Objective :: Extract, in full, the lines below, beginning at the first and ending with the line that contains "minimum width=112, minimum". Pictures do not belong in the copy.

Data section ::
####################

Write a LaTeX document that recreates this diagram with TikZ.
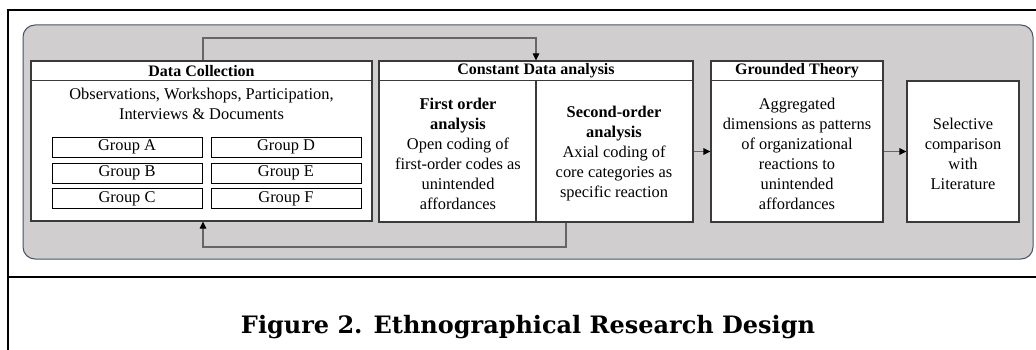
\documentclass[tikz,border=0pt]{standalone}
\usepackage{fontspec}
\setmainfont{Liberation Serif}
\newfontfamily\capfont{DejaVu Serif}
\usetikzlibrary{arrows.meta,calc}
\definecolor{panelfill}{HTML}{D0CECE}
\definecolor{paneldraw}{HTML}{44546A}
\definecolor{boxdraw}{HTML}{3A3A3A}
\definecolor{fbline}{HTML}{666666}
\begin{document}
\begin{tikzpicture}[x=1pt,y=-1pt,
  txt/.style={font=\fontsize{16.4}{20}\selectfont, align=center, inner sep=0pt},
  hdr/.style={font=\fontsize{16}{20}\selectfont\bfseries, inner sep=0pt},
  stagebox/.style={draw=boxdraw, fill=white, line width=1.2pt, inner sep=0pt},
  groupbox/.style={draw=black, fill=white, line width=0.9pt, inner sep=0pt,
    minimum width=150, minimum height=20, font=\fontsize{16.4}{20}\selectfont},
  arr/.style={draw=fbline, line width=1.2pt, -{Triangle[length=7pt,width=6.5pt,color=black]}},
  fb/.style={draw=fbline, line width=1.2pt, -{Triangle[length=7pt,width=6.5pt,color=black]}}
]
\useasboundingbox (0,0) rectangle (1036,350);
\fill[white] (0,0) rectangle (1036,350);

% outer frame
\draw[line width=2.2pt] (8,351) -- (8,10) -- (1037,10);
\draw[line width=2.2pt] (8,277) -- (1037,277);

% panel
\node[draw=paneldraw, fill=panelfill, line width=1pt, rounded corners=12pt,
  minimum width=1010, minimum height=234, inner sep=0pt] (panel) at (528,142) {};

% stage boxes
\node[stagebox, minimum width=341, minimum height=160] (dc) at (201.5,141) {};
\node[stagebox, minimum width=314, minimum height=161] (cda) at (536,141.5) {};
\node[stagebox, minimum width=172, minimum height=161] (gt) at (797,141.5) {};
\node[stagebox, minimum width=112, minimum height=141] (sel) at (963,151.5) {};

% header lines and divider
\draw[boxdraw, line width=1.2pt] ($(dc.north west)+(0,20)$) -- ($(dc.north east)+(0,20)$);
\draw[boxdraw, line width=1.2pt] ($(cda.north west)+(0,20)$) -- ($(cda.north east)+(0,20)$);
\draw[boxdraw, line width=1.2pt] ($(gt.north west)+(0,20)$) -- ($(gt.north east)+(0,20)$);
\draw[boxdraw, line width=1.2pt] ($(cda.north)+(0,20)$) -- (cda.south);

% headers
\node[hdr] (dch) at ($(dc.north)+(0,10.5)$) {Data Collection};
\node[hdr] (cdah) at ($(cda.north)+(0,10.5)$) {Constant Data analysis};
\node[hdr] (gth) at ($(gt.north)+(0,10.5)$) {Grounded Theory};

% data collection body
\node[txt] (dctext) at (201.5,103.5) {Observations, Workshops, Participation,\\Interviews \& Documents};
\node[groupbox] (ga) at (127,147) {Group A};
\node[groupbox] (gd) at (286,147) {Group D};
\node[groupbox] (gb) at (127,173) {Group B};
\node[groupbox] (ge) at (286,173) {Group E};
\node[groupbox] (gc) at (127,198.5) {Group C};
\node[groupbox] (gf) at (286,198.5) {Group F};

% analysis texts
\node[txt] (first) at (458,153.5) {\textbf{First order}\\\textbf{analysis}\\Open coding of\\first-order codes as\\unintended\\affordances};
\node[txt] (second) at (614,153.5) {\textbf{Second-order}\\\textbf{analysis}\\Axial coding of\\core categories as\\specific reaction};
\node[txt] (gttext) at (797,153.5) {Aggregated\\dimensions as patterns\\of organizational\\reactions to\\unintended\\affordances};
\node[txt] (seltext) at (963,153.5) {Selective\\comparison\\with\\Literature};

% forward arrows
\draw[arr] (cda.east |- sel.center) -- (gt.west |- sel.center);
\draw[arr] (gt.east |- sel.center) -- (sel.west);

% feedback loops
\coordinate (topl) at (203,38);
\coordinate (topr) at (536,38);
\draw[fb] (dc.north -| topl) -- (topl) -- (topr) -- (cda.north);
\coordinate (botr) at (566,247);
\coordinate (botl) at (203,247);
\draw[fb] (cda.south -| botr) -- (botr) -- (botl) -- (dc.south -| botl);

% caption
\node[anchor=base, inner sep=0pt] (caption) at (528,333)
  {\resizebox{574pt}{!}{\capfont\bfseries\fontsize{22}{26}\selectfont Figure 2. Ethnographical Research Design}};
\end{tikzpicture}
\end{document}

####################

Correct output ::
Write a LaTeX document that recreates this diagram with TikZ.
\documentclass[tikz,border=0pt]{standalone}
\usepackage{fontspec}
\setmainfont{Liberation Serif}
\newfontfamily\capfont{DejaVu Serif}
\usetikzlibrary{arrows.meta,calc}
\definecolor{panelfill}{HTML}{D0CECE}
\definecolor{paneldraw}{HTML}{44546A}
\definecolor{boxdraw}{HTML}{3A3A3A}
\definecolor{fbline}{HTML}{666666}
\begin{document}
\begin{tikzpicture}[x=1pt,y=-1pt,
  txt/.style={font=\fontsize{16.4}{20}\selectfont, align=center, inner sep=0pt},
  hdr/.style={font=\fontsize{16}{20}\selectfont\bfseries, inner sep=0pt},
  stagebox/.style={draw=boxdraw, fill=white, line width=1.2pt, inner sep=0pt},
  groupbox/.style={draw=black, fill=white, line width=0.9pt, inner sep=0pt,
    minimum width=150, minimum height=20, font=\fontsize{16.4}{20}\selectfont},
  arr/.style={draw=fbline, line width=1.2pt, -{Triangle[length=7pt,width=6.5pt,color=black]}},
  fb/.style={draw=fbline, line width=1.2pt, -{Triangle[length=7pt,width=6.5pt,color=black]}}
]
\useasboundingbox (0,0) rectangle (1036,350);
\fill[white] (0,0) rectangle (1036,350);

% outer frame
\draw[line width=2.2pt] (8,351) -- (8,10) -- (1037,10);
\draw[line width=2.2pt] (8,277) -- (1037,277);

% panel
\node[draw=paneldraw, fill=panelfill, line width=1pt, rounded corners=12pt,
  minimum width=1010, minimum height=234, inner sep=0pt] (panel) at (528,142) {};

% stage boxes
\node[stagebox, minimum width=341, minimum height=160] (dc) at (201.5,141) {};
\node[stagebox, minimum width=314, minimum height=161] (cda) at (536,141.5) {};
\node[stagebox, minimum width=172, minimum height=161] (gt) at (797,141.5) {};
\node[stagebox, minimum width=112, minimum height=141] (sel) at (963,151.5) {};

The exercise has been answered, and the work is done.